Most of the Stanford guards did not exhibit any cruel or unusual behavior, often being friendly and doing favors for the prisoners…The statistical validity of the sample of participants, 24 male Stanford students of about the same age, has been called into question as being too small and restrictive to be generally applicable to the population at large.

Guards and prisoners were playing the role of their authority, which is subjective. They may have not acted the same in real life situations. In particular, the environment and authority roles they found themselves in changed their actions.

When acts of prisoner torture and abuse at the Abu Ghraib prison in Iraq were publicized in March 2004, Zimbardo himself, who paid close attention to the details of the story, was struck by the similarity with his own experiment.

Eventually, Zimbardo became involved with the defense team of lawyers representing one of the Abu Ghraib prison guards, Staff Sergeant Ivan “Chip” Frederick. He was granted full access to all investigation and background reports, and testified as an expert witness.

ETHICAL ISSUES

The experiment presented several ethical issues, the most serious of which was that the experiment continued even when participants did not wish to continue. Despite the fact that participants were told they had the right to leave at any time, Zimbardo did not allow this during the experiment.

Currently, there are ethical guidelines to be followed. The Stanford Prison Experiment led to the implementation of rules to preclude any harmful treatment of participants. Before they’re implemented, human studies must now undergo an extensive review by an institutional review board (US) or ethics committee (UK).

A post-experimental debriefing is now considered an important ethical consideration to ensure that participants are not harmed in any way by their experience in an experiment. Though Zimbardo did conduct debriefing sessions, they were several years after the Stanford Prison Experiment.

Psychologists Alex Haslam and Steve Reicher conducted the BBC Prison Study in 2002 and was published in 2006. This was a partial replication of the Stanford prison experiment, which broadcast events in the study in a documentary series called The Experiment.
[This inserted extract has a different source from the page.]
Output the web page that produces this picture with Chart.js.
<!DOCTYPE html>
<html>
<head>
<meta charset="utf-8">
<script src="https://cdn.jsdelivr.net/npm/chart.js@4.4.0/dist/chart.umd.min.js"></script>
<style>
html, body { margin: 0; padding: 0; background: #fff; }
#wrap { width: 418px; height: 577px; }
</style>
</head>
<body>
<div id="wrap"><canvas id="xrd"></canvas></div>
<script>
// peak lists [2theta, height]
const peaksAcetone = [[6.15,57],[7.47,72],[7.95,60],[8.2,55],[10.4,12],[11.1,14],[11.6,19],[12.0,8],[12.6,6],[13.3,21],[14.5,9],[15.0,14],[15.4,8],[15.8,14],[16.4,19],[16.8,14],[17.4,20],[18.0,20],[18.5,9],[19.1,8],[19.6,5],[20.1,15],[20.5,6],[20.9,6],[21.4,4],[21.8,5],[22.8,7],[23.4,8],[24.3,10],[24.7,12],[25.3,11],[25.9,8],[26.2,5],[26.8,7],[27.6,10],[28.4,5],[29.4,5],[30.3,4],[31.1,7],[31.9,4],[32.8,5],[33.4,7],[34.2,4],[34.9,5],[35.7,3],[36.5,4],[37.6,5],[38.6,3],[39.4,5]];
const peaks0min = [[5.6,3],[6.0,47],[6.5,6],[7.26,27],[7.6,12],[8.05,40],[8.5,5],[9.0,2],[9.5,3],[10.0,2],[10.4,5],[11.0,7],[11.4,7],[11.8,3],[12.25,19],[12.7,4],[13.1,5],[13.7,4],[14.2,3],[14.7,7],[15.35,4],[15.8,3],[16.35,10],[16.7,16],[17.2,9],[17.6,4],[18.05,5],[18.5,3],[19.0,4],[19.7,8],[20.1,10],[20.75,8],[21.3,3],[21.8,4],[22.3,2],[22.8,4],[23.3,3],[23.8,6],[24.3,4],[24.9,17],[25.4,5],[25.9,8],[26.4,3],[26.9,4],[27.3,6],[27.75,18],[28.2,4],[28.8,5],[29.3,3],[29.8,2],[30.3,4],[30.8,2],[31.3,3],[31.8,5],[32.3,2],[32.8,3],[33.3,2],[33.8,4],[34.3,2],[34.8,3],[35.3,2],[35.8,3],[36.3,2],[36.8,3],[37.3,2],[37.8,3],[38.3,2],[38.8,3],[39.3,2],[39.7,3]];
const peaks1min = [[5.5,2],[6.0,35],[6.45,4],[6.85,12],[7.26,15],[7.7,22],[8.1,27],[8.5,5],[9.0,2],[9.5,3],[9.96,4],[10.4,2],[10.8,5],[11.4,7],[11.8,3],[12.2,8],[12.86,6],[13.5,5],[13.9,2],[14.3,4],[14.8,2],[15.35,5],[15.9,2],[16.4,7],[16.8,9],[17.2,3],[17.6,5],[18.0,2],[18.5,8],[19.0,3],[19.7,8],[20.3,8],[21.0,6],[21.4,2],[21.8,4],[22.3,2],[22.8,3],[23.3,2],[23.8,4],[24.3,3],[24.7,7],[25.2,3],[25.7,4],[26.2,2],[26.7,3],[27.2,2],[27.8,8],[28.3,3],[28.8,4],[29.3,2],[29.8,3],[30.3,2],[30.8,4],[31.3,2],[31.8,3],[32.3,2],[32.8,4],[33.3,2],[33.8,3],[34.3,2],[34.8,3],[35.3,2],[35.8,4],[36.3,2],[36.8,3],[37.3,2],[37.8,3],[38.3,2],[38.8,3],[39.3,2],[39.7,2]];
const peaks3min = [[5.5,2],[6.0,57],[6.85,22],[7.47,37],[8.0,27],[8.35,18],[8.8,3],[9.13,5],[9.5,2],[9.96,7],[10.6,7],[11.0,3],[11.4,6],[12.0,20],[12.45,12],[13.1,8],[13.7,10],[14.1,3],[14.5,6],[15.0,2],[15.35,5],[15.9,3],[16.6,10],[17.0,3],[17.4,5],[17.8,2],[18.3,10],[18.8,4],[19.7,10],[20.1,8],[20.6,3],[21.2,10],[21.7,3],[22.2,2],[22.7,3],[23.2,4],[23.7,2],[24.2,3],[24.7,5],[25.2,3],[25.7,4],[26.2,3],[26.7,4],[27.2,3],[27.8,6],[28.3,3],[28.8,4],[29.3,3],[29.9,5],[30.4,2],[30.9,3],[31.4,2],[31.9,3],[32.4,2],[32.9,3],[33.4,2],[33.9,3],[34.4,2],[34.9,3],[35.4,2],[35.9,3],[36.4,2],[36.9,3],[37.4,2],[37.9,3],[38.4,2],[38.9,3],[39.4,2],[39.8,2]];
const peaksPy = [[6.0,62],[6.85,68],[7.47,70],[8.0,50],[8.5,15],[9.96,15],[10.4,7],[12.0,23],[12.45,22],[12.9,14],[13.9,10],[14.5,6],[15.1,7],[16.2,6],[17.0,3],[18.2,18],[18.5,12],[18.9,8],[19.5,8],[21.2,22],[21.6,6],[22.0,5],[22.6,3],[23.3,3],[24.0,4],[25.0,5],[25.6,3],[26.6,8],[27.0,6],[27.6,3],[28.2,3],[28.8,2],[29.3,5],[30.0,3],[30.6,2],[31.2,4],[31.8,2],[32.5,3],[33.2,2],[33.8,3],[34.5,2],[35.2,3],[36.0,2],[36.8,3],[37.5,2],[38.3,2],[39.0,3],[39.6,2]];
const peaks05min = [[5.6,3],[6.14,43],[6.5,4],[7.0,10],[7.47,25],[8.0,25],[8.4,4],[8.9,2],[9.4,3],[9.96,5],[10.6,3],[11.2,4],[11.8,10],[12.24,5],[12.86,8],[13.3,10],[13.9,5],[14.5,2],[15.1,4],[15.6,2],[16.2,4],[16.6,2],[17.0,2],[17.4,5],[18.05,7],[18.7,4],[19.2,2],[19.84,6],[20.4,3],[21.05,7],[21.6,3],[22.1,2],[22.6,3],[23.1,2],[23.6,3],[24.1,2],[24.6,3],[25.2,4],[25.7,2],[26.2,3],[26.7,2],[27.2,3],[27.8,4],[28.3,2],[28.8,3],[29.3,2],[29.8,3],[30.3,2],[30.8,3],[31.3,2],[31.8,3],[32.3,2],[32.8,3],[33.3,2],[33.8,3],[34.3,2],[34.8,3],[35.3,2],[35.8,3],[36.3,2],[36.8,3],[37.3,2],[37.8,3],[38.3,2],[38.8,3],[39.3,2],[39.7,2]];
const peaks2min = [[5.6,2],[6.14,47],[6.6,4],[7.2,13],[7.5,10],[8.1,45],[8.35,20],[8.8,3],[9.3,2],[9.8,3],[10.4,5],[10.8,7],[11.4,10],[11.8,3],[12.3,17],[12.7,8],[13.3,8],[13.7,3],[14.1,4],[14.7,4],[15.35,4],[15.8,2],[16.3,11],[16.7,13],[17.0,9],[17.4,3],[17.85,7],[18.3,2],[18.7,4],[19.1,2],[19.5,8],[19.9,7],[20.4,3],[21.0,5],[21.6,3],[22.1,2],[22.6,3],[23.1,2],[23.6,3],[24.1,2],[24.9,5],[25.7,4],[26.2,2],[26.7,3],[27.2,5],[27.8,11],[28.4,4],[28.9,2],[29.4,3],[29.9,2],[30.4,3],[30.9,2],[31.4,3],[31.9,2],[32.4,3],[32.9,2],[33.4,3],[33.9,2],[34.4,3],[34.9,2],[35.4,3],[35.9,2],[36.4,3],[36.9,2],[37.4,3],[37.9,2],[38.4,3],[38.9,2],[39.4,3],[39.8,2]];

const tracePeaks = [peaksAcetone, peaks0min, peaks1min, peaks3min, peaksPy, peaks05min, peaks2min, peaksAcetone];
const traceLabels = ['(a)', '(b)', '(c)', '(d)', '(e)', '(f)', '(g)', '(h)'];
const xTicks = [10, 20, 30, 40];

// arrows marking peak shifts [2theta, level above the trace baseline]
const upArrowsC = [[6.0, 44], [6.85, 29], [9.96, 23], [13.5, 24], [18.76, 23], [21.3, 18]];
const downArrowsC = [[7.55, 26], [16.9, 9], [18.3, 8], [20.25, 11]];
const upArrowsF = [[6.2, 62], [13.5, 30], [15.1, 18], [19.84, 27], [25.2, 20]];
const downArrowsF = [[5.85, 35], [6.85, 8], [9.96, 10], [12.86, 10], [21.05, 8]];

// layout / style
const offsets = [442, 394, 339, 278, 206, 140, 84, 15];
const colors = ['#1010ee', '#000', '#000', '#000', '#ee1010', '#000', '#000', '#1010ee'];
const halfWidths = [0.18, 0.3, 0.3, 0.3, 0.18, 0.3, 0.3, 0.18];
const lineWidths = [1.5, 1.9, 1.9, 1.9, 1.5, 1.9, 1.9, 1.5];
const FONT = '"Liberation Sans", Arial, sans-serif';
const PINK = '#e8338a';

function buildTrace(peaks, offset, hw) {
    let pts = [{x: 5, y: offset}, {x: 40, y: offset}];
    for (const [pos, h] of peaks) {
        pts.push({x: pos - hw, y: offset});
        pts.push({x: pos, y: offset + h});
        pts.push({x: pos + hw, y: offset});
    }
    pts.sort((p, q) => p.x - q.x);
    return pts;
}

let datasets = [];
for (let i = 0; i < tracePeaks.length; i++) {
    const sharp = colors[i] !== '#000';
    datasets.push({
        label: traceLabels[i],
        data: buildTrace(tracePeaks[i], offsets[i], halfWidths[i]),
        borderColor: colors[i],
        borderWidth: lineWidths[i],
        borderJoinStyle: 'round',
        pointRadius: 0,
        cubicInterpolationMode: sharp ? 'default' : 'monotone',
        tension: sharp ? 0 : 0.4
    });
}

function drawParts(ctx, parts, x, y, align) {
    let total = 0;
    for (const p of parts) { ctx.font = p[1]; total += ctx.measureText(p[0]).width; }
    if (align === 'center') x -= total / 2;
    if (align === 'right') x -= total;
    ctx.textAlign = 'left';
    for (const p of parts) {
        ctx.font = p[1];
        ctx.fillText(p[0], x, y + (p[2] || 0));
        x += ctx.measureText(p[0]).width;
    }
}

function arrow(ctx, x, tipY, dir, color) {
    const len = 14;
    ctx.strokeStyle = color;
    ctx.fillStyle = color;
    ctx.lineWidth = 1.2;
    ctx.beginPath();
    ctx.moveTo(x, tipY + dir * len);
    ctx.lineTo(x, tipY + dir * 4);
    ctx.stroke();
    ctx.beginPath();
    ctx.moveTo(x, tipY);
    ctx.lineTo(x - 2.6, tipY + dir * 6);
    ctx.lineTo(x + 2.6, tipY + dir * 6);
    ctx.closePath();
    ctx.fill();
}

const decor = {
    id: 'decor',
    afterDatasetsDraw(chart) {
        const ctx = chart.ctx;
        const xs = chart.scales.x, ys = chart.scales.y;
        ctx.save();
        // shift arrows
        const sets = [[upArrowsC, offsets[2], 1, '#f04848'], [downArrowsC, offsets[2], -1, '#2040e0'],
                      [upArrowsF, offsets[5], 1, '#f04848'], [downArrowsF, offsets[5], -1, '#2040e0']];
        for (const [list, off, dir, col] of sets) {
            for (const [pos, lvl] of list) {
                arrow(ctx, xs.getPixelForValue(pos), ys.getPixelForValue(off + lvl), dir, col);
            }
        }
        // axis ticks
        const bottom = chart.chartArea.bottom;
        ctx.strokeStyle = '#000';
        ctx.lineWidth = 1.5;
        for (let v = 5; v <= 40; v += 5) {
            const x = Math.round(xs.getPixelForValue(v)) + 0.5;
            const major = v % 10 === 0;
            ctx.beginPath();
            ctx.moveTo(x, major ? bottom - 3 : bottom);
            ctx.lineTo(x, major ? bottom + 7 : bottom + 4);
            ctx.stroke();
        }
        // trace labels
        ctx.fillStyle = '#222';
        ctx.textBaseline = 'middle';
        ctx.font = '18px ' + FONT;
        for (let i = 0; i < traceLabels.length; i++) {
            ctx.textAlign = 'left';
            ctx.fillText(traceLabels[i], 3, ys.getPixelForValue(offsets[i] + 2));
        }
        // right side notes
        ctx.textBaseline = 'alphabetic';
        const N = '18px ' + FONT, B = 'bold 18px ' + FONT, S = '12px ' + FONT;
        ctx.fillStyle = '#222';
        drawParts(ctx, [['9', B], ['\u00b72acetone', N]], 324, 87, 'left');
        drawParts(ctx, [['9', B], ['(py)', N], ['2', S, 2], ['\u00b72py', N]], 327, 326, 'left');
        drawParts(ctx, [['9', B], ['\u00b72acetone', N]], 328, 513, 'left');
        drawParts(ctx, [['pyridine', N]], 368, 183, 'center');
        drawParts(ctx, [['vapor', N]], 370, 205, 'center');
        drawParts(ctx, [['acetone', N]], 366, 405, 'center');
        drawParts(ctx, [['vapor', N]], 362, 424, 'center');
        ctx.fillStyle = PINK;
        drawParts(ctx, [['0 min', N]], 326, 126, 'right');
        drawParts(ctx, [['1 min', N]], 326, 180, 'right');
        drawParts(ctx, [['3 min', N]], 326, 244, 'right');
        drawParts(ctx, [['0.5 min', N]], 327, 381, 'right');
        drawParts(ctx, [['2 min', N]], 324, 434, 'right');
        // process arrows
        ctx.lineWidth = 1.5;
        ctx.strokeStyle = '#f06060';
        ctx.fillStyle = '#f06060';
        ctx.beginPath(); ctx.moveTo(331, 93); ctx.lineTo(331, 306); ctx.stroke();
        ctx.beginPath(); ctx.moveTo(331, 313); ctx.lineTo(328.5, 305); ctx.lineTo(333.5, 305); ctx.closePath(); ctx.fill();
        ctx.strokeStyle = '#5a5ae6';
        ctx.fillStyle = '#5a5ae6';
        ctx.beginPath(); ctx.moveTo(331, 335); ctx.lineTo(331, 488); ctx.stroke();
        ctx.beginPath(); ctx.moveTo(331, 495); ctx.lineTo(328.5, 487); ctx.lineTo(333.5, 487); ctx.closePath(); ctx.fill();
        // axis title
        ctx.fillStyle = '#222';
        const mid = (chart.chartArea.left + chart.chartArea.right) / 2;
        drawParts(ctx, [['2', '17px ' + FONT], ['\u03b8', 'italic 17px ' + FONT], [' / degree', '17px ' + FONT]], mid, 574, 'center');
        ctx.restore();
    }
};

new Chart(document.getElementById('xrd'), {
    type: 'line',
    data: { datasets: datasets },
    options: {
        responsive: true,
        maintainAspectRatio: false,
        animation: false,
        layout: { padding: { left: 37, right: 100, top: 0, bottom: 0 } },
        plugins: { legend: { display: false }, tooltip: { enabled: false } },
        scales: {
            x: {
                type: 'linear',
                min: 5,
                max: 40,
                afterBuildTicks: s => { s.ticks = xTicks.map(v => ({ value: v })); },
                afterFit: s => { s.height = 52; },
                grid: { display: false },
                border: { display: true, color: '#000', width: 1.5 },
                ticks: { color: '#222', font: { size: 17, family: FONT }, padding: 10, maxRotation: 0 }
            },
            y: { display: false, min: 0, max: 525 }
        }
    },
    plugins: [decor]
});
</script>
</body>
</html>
While Haslam and Reicher’s procedure was not a direct replication of Zimbardo’s, their study casts further doubt on the generality of his conclusions. Specifically, it questions the notion that people slip mindlessly into role and the idea that the dynamics of evil are in any way automatic.

The Stanford prison experiment was in part a response to the Milgram experiment at Yale beginning in 1961 and published in 1963.

In the Milgram and the Zimbardo study participants comply to social pressures. Conformity is strengthened by allowing some participants to feel more or less powerful than others.